Supreme Court Decision: The Supreme Court rejected the State’s appeal and stated that the maxim that “the King can do no wrong” or that “the Crown is not answerable in tort” has no place in Indian jurisprudence. It affirmed that the power lies not with the Crown but with the people, who elect their representatives to govern according to the Constitution. As such, the government is answerable to the people for any violations of constitutional provisions.
Significance: This case underscored the principle that sovereign immunity is not applicable when a basic fundamental right, such as the right to life under Article 21, is violated. It affirmed that the government is not immune from liability when it fails to protect the fundamental rights of its citizens. The ruling emphasised the importance of upholding constitutional provisions and holding the government accountable when it breaches these rights, thereby limiting the application of sovereign immunity in cases involving fundamental rights violations.
Conclusion
The Doctrine of Sovereign Immunity is a legal principle that shields the government from certain lawsuits.
The doctrine of sovereign immunity means the government can’t be taken to court without its permission. This rule is based on the idea that the government is acting in the best interests of the country and its citizens.

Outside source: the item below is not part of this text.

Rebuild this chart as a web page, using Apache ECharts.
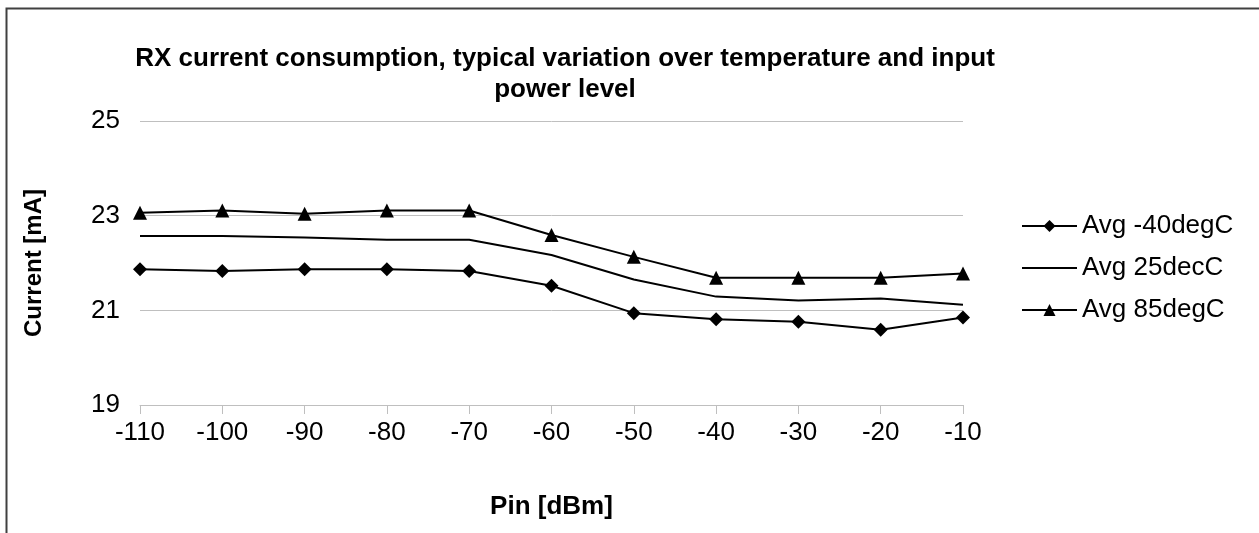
<!DOCTYPE html>
<html>
<head>
<meta charset="utf-8">
<script src="https://cdn.jsdelivr.net/npm/echarts@6/dist/echarts.min.js"></script>
<style>
html,body{margin:0;padding:0;background:#fff;}
#c{width:1259px;height:533px;}
</style>
</head>
<body>
<div id="c"></div>
<script>
const pin = [-110, -100, -90, -80, -70, -60, -50, -40, -30, -20, -10];
const avgM40 = [21.87, 21.83, 21.87, 21.87, 21.83, 21.52, 20.94, 20.81, 20.76, 20.59, 20.85];
const avg25 = [22.57, 22.57, 22.54, 22.49, 22.49, 22.17, 21.65, 21.29, 21.21, 21.25, 21.12];
const avg85 = [23.06, 23.11, 23.04, 23.11, 23.11, 22.59, 22.13, 21.69, 21.69, 21.69, 21.78];
const seriesNames = ['Avg -40degC', 'Avg 25decC', 'Avg 85degC'];

const pairs = ys => pin.map((x, i) => [x, ys[i]]);
const FONT = '"Liberation Sans", Arial, sans-serif';
const FS = 26;

const chart = echarts.init(document.getElementById('c'), null, {renderer: 'canvas'});
chart.setOption({
  backgroundColor: '#fff',
  animation: false,
  textStyle: {fontFamily: FONT, color: '#000'},
  title: {
    text: 'RX current consumption, typical variation over temperature and input\npower level',
    left: 560,
    top: 38,
    textAlign: 'center',
    textStyle: {fontFamily: FONT, fontSize: FS, fontWeight: 'bold', color: '#000', lineHeight: 31}
  },
  grid: {left: 140, right: 296, top: 121, bottom: 128, containLabel: false},
  legend: {
    orient: 'vertical',
    left: 1016,
    top: 208,
    itemWidth: 55,
    itemHeight: 15,
    itemGap: 16,
    textStyle: {fontFamily: FONT, fontSize: FS, color: '#000', lineHeight: 26},
    data: [
      {name: seriesNames[0]},
      {name: seriesNames[1], itemStyle: {opacity: 0}},
      {name: seriesNames[2]}
    ]
  },
  xAxis: {
    type: 'value',
    min: -110, max: -10, interval: 10,
    name: 'Pin [dBm]',
    nameLocation: 'middle',
    nameGap: 89,
    nameTextStyle: {fontFamily: FONT, fontSize: FS, fontWeight: 'bold', color: '#000'},
    axisLine: {show: true, lineStyle: {color: '#bfbfbf', width: 1}},
    axisTick: {show: true, length: 9, lineStyle: {color: '#bfbfbf'}},
    axisLabel: {fontFamily: FONT, fontSize: FS, color: '#000', margin: 15},
    splitLine: {show: false}
  },
  yAxis: {
    type: 'value',
    min: 19, max: 25, interval: 2,
    name: 'Current [mA]',
    nameLocation: 'middle',
    nameGap: 94,
    nameRotate: 90,
    nameTextStyle: {fontFamily: FONT, fontSize: 24, fontWeight: 'bold', color: '#000'},
    axisLine: {show: false},
    axisTick: {show: false},
    axisLabel: {fontFamily: FONT, fontSize: FS, color: '#000', margin: 20},
    splitLine: {show: true, lineStyle: {color: '#bfbfbf', width: 1}}
  },
  series: [
    {
      name: seriesNames[0], type: 'line', data: pairs(avgM40),
      symbol: 'diamond', symbolSize: 14, showAllSymbol: true,
      lineStyle: {color: '#000', width: 2}, itemStyle: {color: '#000'}
    },
    {
      name: seriesNames[1], type: 'line', data: pairs(avg25),
      symbol: 'none',
      lineStyle: {color: '#000', width: 2}, itemStyle: {color: '#000'}
    },
    {
      name: seriesNames[2], type: 'line', data: pairs(avg85),
      symbol: 'triangle', symbolSize: 14, showAllSymbol: true,
      lineStyle: {color: '#000', width: 2}, itemStyle: {color: '#000'}
    }
  ],
  graphic: [
    {
      type: 'polyline', silent: true,
      shape: {points: [[6.5, 533], [6.5, 8.5], [1259, 8.5]]},
      style: {stroke: '#404040', lineWidth: 2, fill: null}
    }
  ]
});
</script>
</body>
</html>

So, it can’t be held responsible for every mistake or harm caused by its actions. However, the doctrine of sovereign immunity isn’t absolute. In some cases, the government can be sued, especially when it acts like a regular person or business rather than a government entity. The specifics of how and when sovereign immunity applies can vary by country and legal system. Overall, it’s a way to balance the government’s authority with the rights of individuals to seek justice.